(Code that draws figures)
========
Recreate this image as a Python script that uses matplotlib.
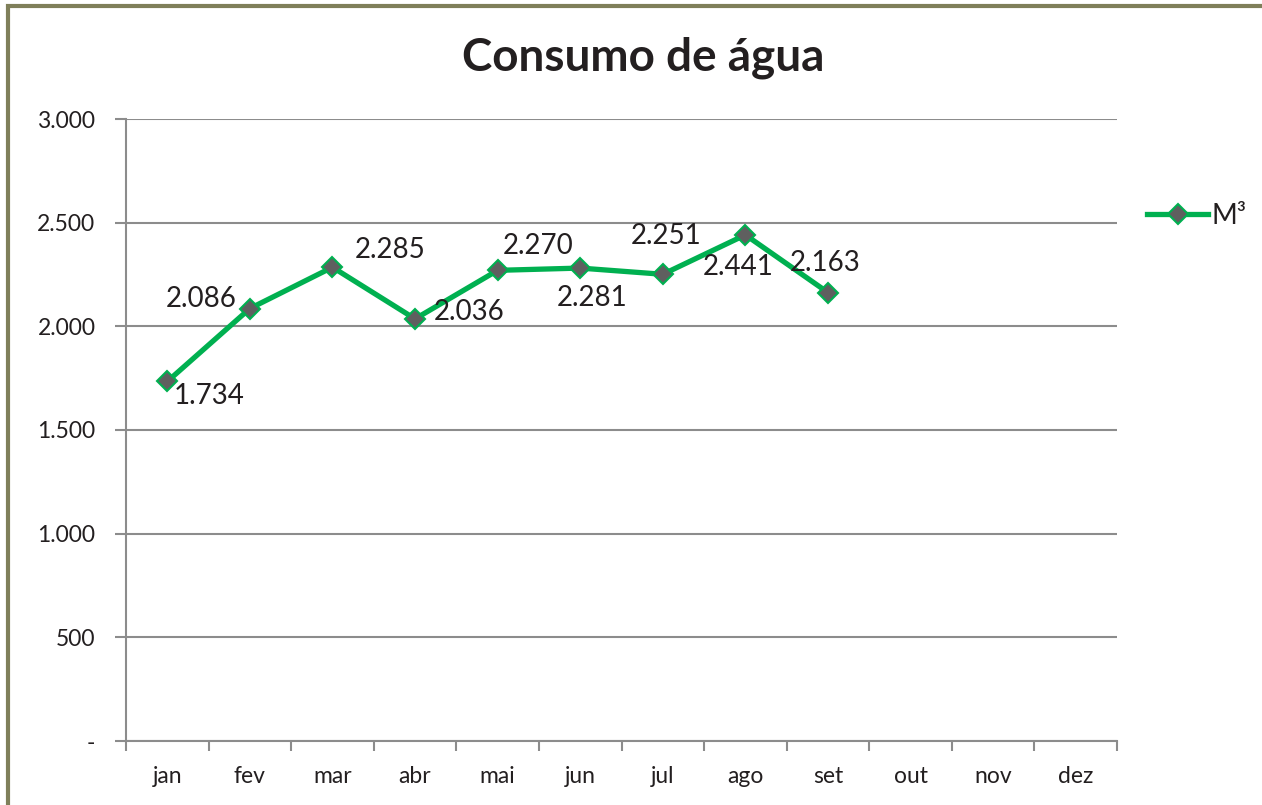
import matplotlib.pyplot as plt
from matplotlib.patches import Rectangle
from matplotlib.ticker import FuncFormatter

# dados de consumo
meses = ['jan', 'fev', 'mar', 'abr', 'mai', 'jun', 'jul', 'ago', 'set', 'out', 'nov', 'dez']
consumo = [1734, 2086, 2285, 2036, 2270, 2281, 2251, 2441, 2163]
# deslocamento dos rótulos (pixels)
offsets = [(42, -15), (-49, 10), (58, 17), (54, 7), (40, 24), (12, -30), (3, 38), (-7, -32), (-3, 30)]

plt.rcParams['font.family'] = ['Lato', 'DejaVu Sans']
texto = '#231f20'
verde = '#00b050'

fig = plt.figure(figsize=(12.62, 8.05), dpi=100)
ax = fig.add_axes([126 / 1262, 1 - 741 / 805, 991 / 1262, 622 / 805])

# borda oliva
fig.patches.append(Rectangle((8 / 1262, -0.1), 1.2, (805 - 6) / 805 + 0.1, transform=fig.transFigure,
                             fill=False, edgecolor='#7f7f5a', linewidth=3))

x = list(range(len(consumo)))
ax.plot(x, consumo, color=verde, linewidth=3.8, marker='D', markersize=10,
        markerfacecolor='#5f5f5f', markeredgecolor=verde, markeredgewidth=1.5, label='M³', zorder=3)

for xi, v, (dx, dy) in zip(x, consumo, offsets):
    ax.annotate('{:,}'.format(v).replace(',', '.'), (xi, v), xytext=(dx * 0.72, dy * 0.72),
                textcoords='offset points', ha='center', va='center', fontsize=20, color=texto)

ax.set_xlim(-0.5, 11.5)
ax.set_ylim(0, 3000)
ax.set_yticks(range(0, 3001, 500))
ax.yaxis.set_major_formatter(FuncFormatter(lambda v, p: '-' if v == 0 else '{:,}'.format(int(v)).replace(',', '.')))
ax.set_xticks([i - 0.5 for i in range(13)])
ax.set_xticklabels([])
ax.set_xticks(range(12), minor=True)
ax.set_xticklabels(meses, minor=True)
ax.tick_params(axis='x', which='major', length=7, color='#8c8c8c', width=1.5, direction='out')
ax.tick_params(axis='x', which='minor', length=0, pad=18, labelsize=16.5, labelcolor=texto)
ax.tick_params(axis='y', length=8, color='#8c8c8c', width=1.5, pad=14, labelsize=16.5, labelcolor=texto)
for lab in ax.get_yticklabels():
    lab.set_horizontalalignment('right')

ax.grid(axis='y', color='#8c8c8c', linewidth=1.5)
ax.set_axisbelow(True)
for s in ['top', 'right']:
    ax.spines[s].set_visible(False)
for s in ['left', 'bottom']:
    ax.spines[s].set_color('#8c8c8c')
    ax.spines[s].set_linewidth(1.5)

fig.text(643 / 1262, 1 - 58 / 805, 'Consumo de água', ha='center', va='center',
         fontsize=33, fontweight='bold', color=texto)

leg = ax.legend(loc='center left', bbox_to_anchor=(1010 / 991, (741 - 216) / 622), frameon=False,
                fontsize=20, handlelength=2.2, handletextpad=0.1, borderaxespad=0)
for t in leg.get_texts():
    t.set_color(texto)

plt.savefig('out.png', dpi=100)
plt.close()
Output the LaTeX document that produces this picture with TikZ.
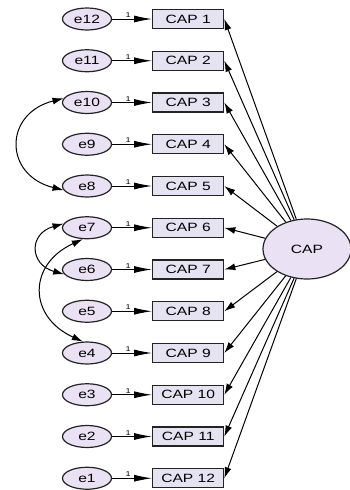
\documentclass[tikz,border=0pt]{standalone}
\usepackage{fontspec}
\newfontfamily\amosfont[FakeStretch=1.3]{Liberation Sans}
\usetikzlibrary{arrows.meta, positioning, shapes.geometric}
\definecolor{errfill}{RGB}{234,226,244}
\definecolor{obsfill}{RGB}{229,227,241}
\definecolor{edge}{RGB}{35,35,35}
\tikzset{
    errvar/.style={
        ellipse,
        draw=edge,
        line width=1.2pt,
        fill=errfill,
        minimum width=49pt,
        minimum height=22pt,
        inner sep=0pt,
        font=\amosfont\fontsize{12}{12}\selectfont
    },
    obsbox/.style={
        draw=edge,
        line width=1.2pt,
        fill=obsfill,
        minimum width=71pt,
        minimum height=19pt,
        inner sep=0pt,
        font=\amosfont\fontsize{12}{12}\selectfont
    },
    latent/.style={
        ellipse,
        draw=edge,
        line width=1.2pt,
        fill=errfill,
        minimum width=88pt,
        minimum height=60pt,
        inner sep=0pt,
        font=\amosfont\fontsize{12}{12}\selectfont
    },
    errline/.style={-{Latex[length=18pt, width=7pt]}, line width=1pt},
    loading/.style={-{Latex[length=11pt, width=7pt]}, line width=1pt},
    cov/.style={{Latex[length=11pt, width=7pt]}-{Latex[length=11pt, width=7pt]}, line width=1pt},
    fixed/.style={above, pos=0.4, inner sep=1pt, font=\amosfont\fontsize{7}{7}\selectfont}
}
\begin{document}
\begin{tikzpicture}[x=1pt, y=1pt, node distance=18.55pt]
\useasboundingbox (0,0) rectangle (349,-490);

% error terms
\node[errvar] (e12) at (87,-19) {e12};
\node[errvar, below=of e12] (e11) {e11};
\node[errvar, below=of e11] (e10) {e10};
\node[errvar, below=of e10] (e9) {e9};
\node[errvar, below=of e9] (e8) {e8};
\node[errvar, below=of e8] (e7) {e7};
\node[errvar, below=of e7] (e6) {e6};
\node[errvar, below=of e6] (e5) {e5};
\node[errvar, below=of e5] (e4) {e4};
\node[errvar, below=of e4] (e3) {e3};
\node[errvar, below=of e3] (e2) {e2};
\node[errvar, below=of e2] (e1) {e1};

% observed items
\node[obsbox, right=40pt of e12] (cap1) {CAP 1};
\node[obsbox, right=40pt of e11] (cap2) {CAP 2};
\node[obsbox, right=40pt of e10] (cap3) {CAP 3};
\node[obsbox, right=40pt of e9] (cap4) {CAP 4};
\node[obsbox, right=40pt of e8] (cap5) {CAP 5};
\node[obsbox, right=40pt of e7] (cap6) {CAP 6};
\node[obsbox, right=40pt of e6] (cap7) {CAP 7};
\node[obsbox, right=40pt of e5] (cap8) {CAP 8};
\node[obsbox, right=40pt of e4] (cap9) {CAP 9};
\node[obsbox, right=40pt of e3] (cap10) {CAP 10};
\node[obsbox, right=40pt of e2] (cap11) {CAP 11};
\node[obsbox, right=40pt of e1] (cap12) {CAP 12};

% factor
\node[latent] (cap) at (307,-249) {CAP};

% error paths, fixed to 1
\draw[errline] (e12) -- node[fixed] {1} (cap1);
\draw[errline] (e11) -- node[fixed] {1} (cap2);
\draw[errline] (e10) -- node[fixed] {1} (cap3);
\draw[errline] (e9) -- node[fixed] {1} (cap4);
\draw[errline] (e8) -- node[fixed] {1} (cap5);
\draw[errline] (e7) -- node[fixed] {1} (cap6);
\draw[errline] (e6) -- node[fixed] {1} (cap7);
\draw[errline] (e5) -- node[fixed] {1} (cap8);
\draw[errline] (e4) -- node[fixed] {1} (cap9);
\draw[errline] (e3) -- node[fixed] {1} (cap10);
\draw[errline] (e2) -- node[fixed] {1} (cap11);
\draw[errline] (e1) -- node[fixed] {1} (cap12);

% loadings
\draw[loading] (cap) -- (cap1.east);
\draw[loading] (cap) -- (cap2.east);
\draw[loading] (cap) -- (cap3.east);
\draw[loading] (cap) -- (cap4.east);
\draw[loading] (cap) -- (cap5.east);
\draw[loading] (cap) -- (cap6.east);
\draw[loading] (cap) -- (cap7.east);
\draw[loading] (cap) -- (cap8.east);
\draw[loading] (cap) -- (cap9.east);
\draw[loading] (cap) -- (cap10.east);
\draw[loading] (cap) -- (cap11.east);
\draw[loading] (cap) -- (cap12.east);

% correlated errors
\draw[cov] (e10.170) .. controls +(-60,-15) and +(-60,15) .. (e8.190);
\draw[cov] (e7.170) .. controls +(-35,-10) and +(-35,10) .. (e6.192);
\draw[cov] (e7.250) .. controls +(-55,-25) and +(-55,25) .. (e4.110);
\end{tikzpicture}
\end{document}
========
Exercise brief.
Reproduce only the lines from the beginning of the data through the line that contains "markeredgewidth=1.5, label='M³', zorder=3)", both included, and please drop the pictures.

Finished exercise.
Recreate this image as a Python script that uses matplotlib.
import matplotlib.pyplot as plt
from matplotlib.patches import Rectangle
from matplotlib.ticker import FuncFormatter

# dados de consumo
meses = ['jan', 'fev', 'mar', 'abr', 'mai', 'jun', 'jul', 'ago', 'set', 'out', 'nov', 'dez']
consumo = [1734, 2086, 2285, 2036, 2270, 2281, 2251, 2441, 2163]
# deslocamento dos rótulos (pixels)
offsets = [(42, -15), (-49, 10), (58, 17), (54, 7), (40, 24), (12, -30), (3, 38), (-7, -32), (-3, 30)]

plt.rcParams['font.family'] = ['Lato', 'DejaVu Sans']
texto = '#231f20'
verde = '#00b050'

fig = plt.figure(figsize=(12.62, 8.05), dpi=100)
ax = fig.add_axes([126 / 1262, 1 - 741 / 805, 991 / 1262, 622 / 805])

# borda oliva
fig.patches.append(Rectangle((8 / 1262, -0.1), 1.2, (805 - 6) / 805 + 0.1, transform=fig.transFigure,
                             fill=False, edgecolor='#7f7f5a', linewidth=3))

x = list(range(len(consumo)))
ax.plot(x, consumo, color=verde, linewidth=3.8, marker='D', markersize=10,
        markerfacecolor='#5f5f5f', markeredgecolor=verde, markeredgewidth=1.5, label='M³', zorder=3)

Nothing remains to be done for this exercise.